THE DATA -
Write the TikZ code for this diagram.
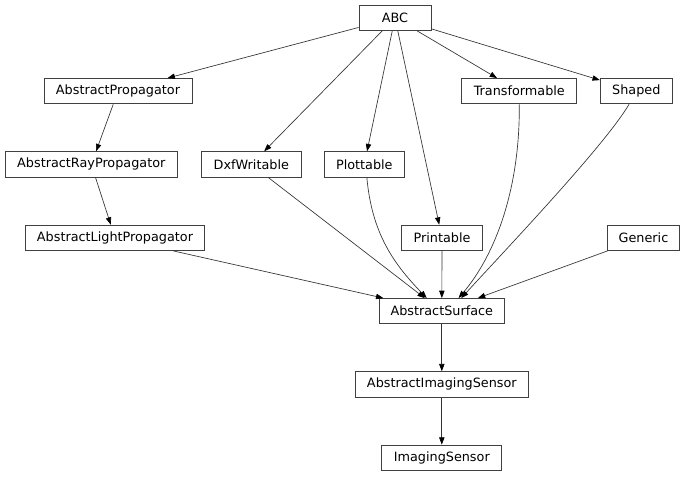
\documentclass[tikz,border=0pt]{standalone}
\usepackage{fontspec}
\setmainfont{DejaVu Sans}
\usetikzlibrary{arrows.meta}
\tikzset{
  box/.style={draw=black!75, line width=0.7pt, fill=white, inner sep=0pt,
    minimum height=19pt, font=\fontsize{9.6pt}{11pt}\selectfont, text=black},
  wd/.style={minimum width=#1*0.75pt},
  edge/.style={draw=black!80, line width=0.5pt, -{Triangle[length=5.5pt,width=4pt,color=black]}},
}
\begin{document}
\begin{tikzpicture}[x=0.75pt, y=-0.75pt]
\useasboundingbox (0,0) rectangle (685,476);
% row 1
\node[box, wd=72] (abc) at (395,17.8) {ABC};
% row 2
\node[box, wd=148] (ap) at (118,91.2) {AbstractPropagator};
\node[box, wd=114.7] (tr) at (519.3,91.2) {Transformable};
\node[box, wd=72] (sh) at (636.3,91.2) {Shaped};
% row 3
\node[box, wd=172] (arp) at (91.3,164.4) {AbstractRayPropagator};
\node[box, wd=100] (dxf) at (251.3,164.4) {DxfWritable};
\node[box, wd=80] (pl) at (364.3,164.4) {Plottable};
% row 4
\node[box, wd=178.6] (alp) at (115,237.8) {AbstractLightPropagator};
\node[box, wd=80.6] (pr) at (442,237.8) {Printable};
\node[box, wd=72.4] (gen) at (643.5,237.8) {Generic};
% row 5-7
\node[box, wd=125] (as) at (441.8,311.2) {AbstractSurface};
\node[box, wd=173] (ais) at (441.8,384.4) {AbstractImagingSensor};
\node[box, wd=119.7] (is) at (441.8,457.8) {ImagingSensor};
% edges
\draw[edge] (abc) -- (ap);
\draw[edge] (abc) -- (dxf);
\draw[edge] (abc) -- (pl);
\draw[edge] (abc) -- (pr);
\draw[edge] (abc) -- (tr);
\draw[edge] (abc) -- (sh);
\draw[edge] (ap) -- (arp);
\draw[edge] (arp) -- (alp);
\draw[edge] (alp) -- (as);
\draw[edge] (dxf) -- (as);
\draw[edge] (pl.-79) .. controls (372,235) and (395,265) .. (as.139);
\draw[edge] (pr) -- (as);
\draw[edge] (tr.south) .. controls (520,190) and (495,255) .. (as.38.4);
\draw[edge] (sh.241) .. controls (605,145) and (510,245) .. (as.34.2);
\draw[edge] (gen) -- (as);
\draw[edge] (as) -- (ais);
\draw[edge] (ais) -- (is);
\end{tikzpicture}
\end{document}
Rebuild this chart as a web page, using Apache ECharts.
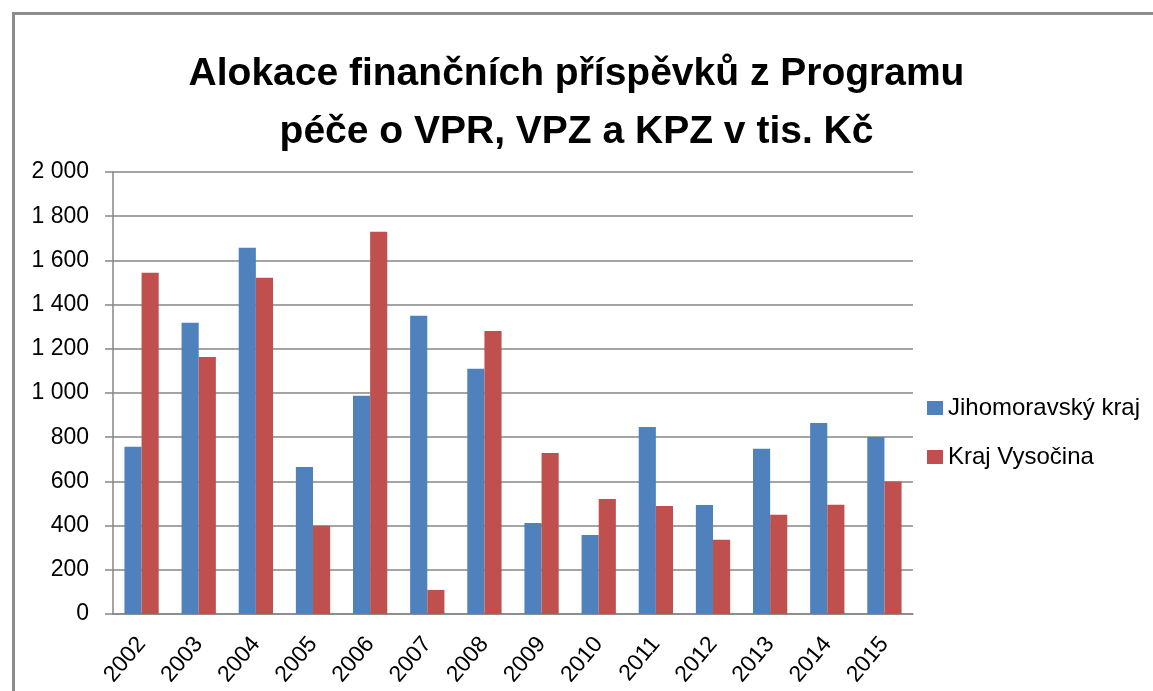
<!DOCTYPE html>
<html>
<head>
<meta charset="utf-8">
<script src="https://cdn.jsdelivr.net/npm/echarts@6/dist/echarts.min.js"></script>
<style>
html, body { margin: 0; padding: 0; background: #fff; }
#main { width: 1153px; height: 691px; }
</style>
</head>
<body>
<div id="main"></div>
<script>
/* data */
var years = ['2002', '2003', '2004', '2005', '2006', '2007', '2008', '2009', '2010', '2011', '2012', '2013', '2014', '2015'];
var jihomoravsky = [757, 1318, 1657, 665, 987, 1349, 1110, 412, 358, 846, 493, 748, 864, 801];
var vysocina = [1544, 1163, 1521, 399, 1730, 109, 1281, 729, 520, 489, 336, 449, 494, 599];
var yTicks = { min: 0, max: 2000, step: 200 };

var font = 'Liberation Sans, Arial, sans-serif';

function fmt(v) {
	// "2 000" style thousands separator
	return String(v).replace(/\B(?=(\d{3})+(?!\d))/g, ' ');
}

var myChart = echarts.init(document.getElementById('main'));
var option = {
	animation: false,
	backgroundColor: '#fff',
	title: {
		text: 'Alokace finančních příspěvků z Programu\npéče o VPR, VPZ a KPZ v tis. Kč',
		left: 'center',
		top: 40,
		textStyle: {
			fontFamily: font,
			fontWeight: 'bold',
			fontSize: 39,
			lineHeight: 58,
			color: '#000'
		}
	},
	graphic: [{
		type: 'rect',
		left: 11,
		top: 11,
		shape: { width: 1200, height: 800 },
		style: { fill: null, stroke: '#8c8c8c', lineWidth: 3 },
		silent: true
	}],
	legend: {
		orient: 'vertical',
		left: 922,
		top: 391,
		itemWidth: 16,
		itemHeight: 14,
		itemGap: 25,
		icon: 'rect',
		textStyle: { fontFamily: font, fontSize: 24, color: '#000' },
		data: ['Jihomoravský kraj', 'Kraj Vysočina']
	},
	grid: {
		left: 113,
		right: 240,
		top: 172,
		bottom: 77,
		containLabel: false,
		outerBoundsMode: 'none'
	},
	xAxis: {
		type: 'category',
		data: years,
		axisLine: { lineStyle: { color: '#868686', width: 1.5 } },
		axisTick: { length: 9, lineStyle: { color: '#868686', width: 1.5 } },
		axisLabel: {
			rotate: 50,
			margin: 26,
			fontFamily: font,
			fontSize: 23,
			color: '#000'
		}
	},
	yAxis: {
		type: 'value',
		min: yTicks.min,
		max: yTicks.max,
		interval: yTicks.step,
		axisLine: { show: true, lineStyle: { color: '#868686', width: 1.5 } },
		axisTick: { show: true, length: 8, lineStyle: { color: '#868686', width: 1.5 } },
		splitLine: { lineStyle: { color: '#868686', width: 1.5 } },
		axisLabel: {
			margin: 24,
			fontFamily: font,
			fontSize: 23,
			color: '#000',
			formatter: fmt
		}
	},
	series: [{
		name: 'Jihomoravský kraj',
		type: 'bar',
		data: jihomoravsky,
		barGap: '0%',
		barCategoryGap: '40%',
		itemStyle: { color: '#4F81BD' }
	}, {
		name: 'Kraj Vysočina',
		type: 'bar',
		data: vysocina,
		barGap: '0%',
		barCategoryGap: '40%',
		itemStyle: { color: '#C0504D' }
	}]
};
myChart.setOption(option);
</script>
</body>
</html>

SET PROBLEM - Reproduce every line exactly and omit all pictures.

OUTPUT OF THE TASK -
Write the TikZ code for this diagram.
\documentclass[tikz,border=0pt]{standalone}
\usepackage{fontspec}
\setmainfont{DejaVu Sans}
\usetikzlibrary{arrows.meta}
\tikzset{
  box/.style={draw=black!75, line width=0.7pt, fill=white, inner sep=0pt,
    minimum height=19pt, font=\fontsize{9.6pt}{11pt}\selectfont, text=black},
  wd/.style={minimum width=#1*0.75pt},
  edge/.style={draw=black!80, line width=0.5pt, -{Triangle[length=5.5pt,width=4pt,color=black]}},
}
\begin{document}
\begin{tikzpicture}[x=0.75pt, y=-0.75pt]
\useasboundingbox (0,0) rectangle (685,476);
% row 1
\node[box, wd=72] (abc) at (395,17.8) {ABC};
% row 2
\node[box, wd=148] (ap) at (118,91.2) {AbstractPropagator};
\node[box, wd=114.7] (tr) at (519.3,91.2) {Transformable};
\node[box, wd=72] (sh) at (636.3,91.2) {Shaped};
% row 3
\node[box, wd=172] (arp) at (91.3,164.4) {AbstractRayPropagator};
\node[box, wd=100] (dxf) at (251.3,164.4) {DxfWritable};
\node[box, wd=80] (pl) at (364.3,164.4) {Plottable};
% row 4
\node[box, wd=178.6] (alp) at (115,237.8) {AbstractLightPropagator};
\node[box, wd=80.6] (pr) at (442,237.8) {Printable};
\node[box, wd=72.4] (gen) at (643.5,237.8) {Generic};
% row 5-7
\node[box, wd=125] (as) at (441.8,311.2) {AbstractSurface};
\node[box, wd=173] (ais) at (441.8,384.4) {AbstractImagingSensor};
\node[box, wd=119.7] (is) at (441.8,457.8) {ImagingSensor};
% edges
\draw[edge] (abc) -- (ap);
\draw[edge] (abc) -- (dxf);
\draw[edge] (abc) -- (pl);
\draw[edge] (abc) -- (pr);
\draw[edge] (abc) -- (tr);
\draw[edge] (abc) -- (sh);
\draw[edge] (ap) -- (arp);
\draw[edge] (arp) -- (alp);
\draw[edge] (alp) -- (as);
\draw[edge] (dxf) -- (as);
\draw[edge] (pl.-79) .. controls (372,235) and (395,265) .. (as.139);
\draw[edge] (pr) -- (as);
\draw[edge] (tr.south) .. controls (520,190) and (495,255) .. (as.38.4);
\draw[edge] (sh.241) .. controls (605,145) and (510,245) .. (as.34.2);
\draw[edge] (gen) -- (as);
\draw[edge] (as) -- (ais);
\draw[edge] (ais) -- (is);
\end{tikzpicture}
\end{document}
Rebuild this chart as a web page, using Apache ECharts.
<!DOCTYPE html>
<html>
<head>
<meta charset="utf-8">
<script src="https://cdn.jsdelivr.net/npm/echarts@6/dist/echarts.min.js"></script>
<style>
html, body { margin: 0; padding: 0; background: #fff; }
#main { width: 1153px; height: 691px; }
</style>
</head>
<body>
<div id="main"></div>
<script>
/* data */
var years = ['2002', '2003', '2004', '2005', '2006', '2007', '2008', '2009', '2010', '2011', '2012', '2013', '2014', '2015'];
var jihomoravsky = [757, 1318, 1657, 665, 987, 1349, 1110, 412, 358, 846, 493, 748, 864, 801];
var vysocina = [1544, 1163, 1521, 399, 1730, 109, 1281, 729, 520, 489, 336, 449, 494, 599];
var yTicks = { min: 0, max: 2000, step: 200 };

var font = 'Liberation Sans, Arial, sans-serif';

function fmt(v) {
	// "2 000" style thousands separator
	return String(v).replace(/\B(?=(\d{3})+(?!\d))/g, ' ');
}

var myChart = echarts.init(document.getElementById('main'));
var option = {
	animation: false,
	backgroundColor: '#fff',
	title: {
		text: 'Alokace finančních příspěvků z Programu\npéče o VPR, VPZ a KPZ v tis. Kč',
		left: 'center',
		top: 40,
		textStyle: {
			fontFamily: font,
			fontWeight: 'bold',
			fontSize: 39,
			lineHeight: 58,
			color: '#000'
		}
	},
	graphic: [{
		type: 'rect',
		left: 11,
		top: 11,
		shape: { width: 1200, height: 800 },
		style: { fill: null, stroke: '#8c8c8c', lineWidth: 3 },
		silent: true
	}],
	legend: {
		orient: 'vertical',
		left: 922,
		top: 391,
		itemWidth: 16,
		itemHeight: 14,
		itemGap: 25,
		icon: 'rect',
		textStyle: { fontFamily: font, fontSize: 24, color: '#000' },
		data: ['Jihomoravský kraj', 'Kraj Vysočina']
	},
	grid: {
		left: 113,
		right: 240,
		top: 172,
		bottom: 77,
		containLabel: false,
		outerBoundsMode: 'none'
	},
	xAxis: {
		type: 'category',
		data: years,
		axisLine: { lineStyle: { color: '#868686', width: 1.5 } },
		axisTick: { length: 9, lineStyle: { color: '#868686', width: 1.5 } },
		axisLabel: {
			rotate: 50,
			margin: 26,
			fontFamily: font,
			fontSize: 23,
			color: '#000'
		}
	},
	yAxis: {
		type: 'value',
		min: yTicks.min,
		max: yTicks.max,
		interval: yTicks.step,
		axisLine: { show: true, lineStyle: { color: '#868686', width: 1.5 } },
		axisTick: { show: true, length: 8, lineStyle: { color: '#868686', width: 1.5 } },
		splitLine: { lineStyle: { color: '#868686', width: 1.5 } },
		axisLabel: {
			margin: 24,
			fontFamily: font,
			fontSize: 23,
			color: '#000',
			formatter: fmt
		}
	},
	series: [{
		name: 'Jihomoravský kraj',
		type: 'bar',
		data: jihomoravsky,
		barGap: '0%',
		barCategoryGap: '40%',
		itemStyle: { color: '#4F81BD' }
	}, {
		name: 'Kraj Vysočina',
		type: 'bar',
		data: vysocina,
		barGap: '0%',
		barCategoryGap: '40%',
		itemStyle: { color: '#C0504D' }
	}]
};
myChart.setOption(option);
</script>
</body>
</html>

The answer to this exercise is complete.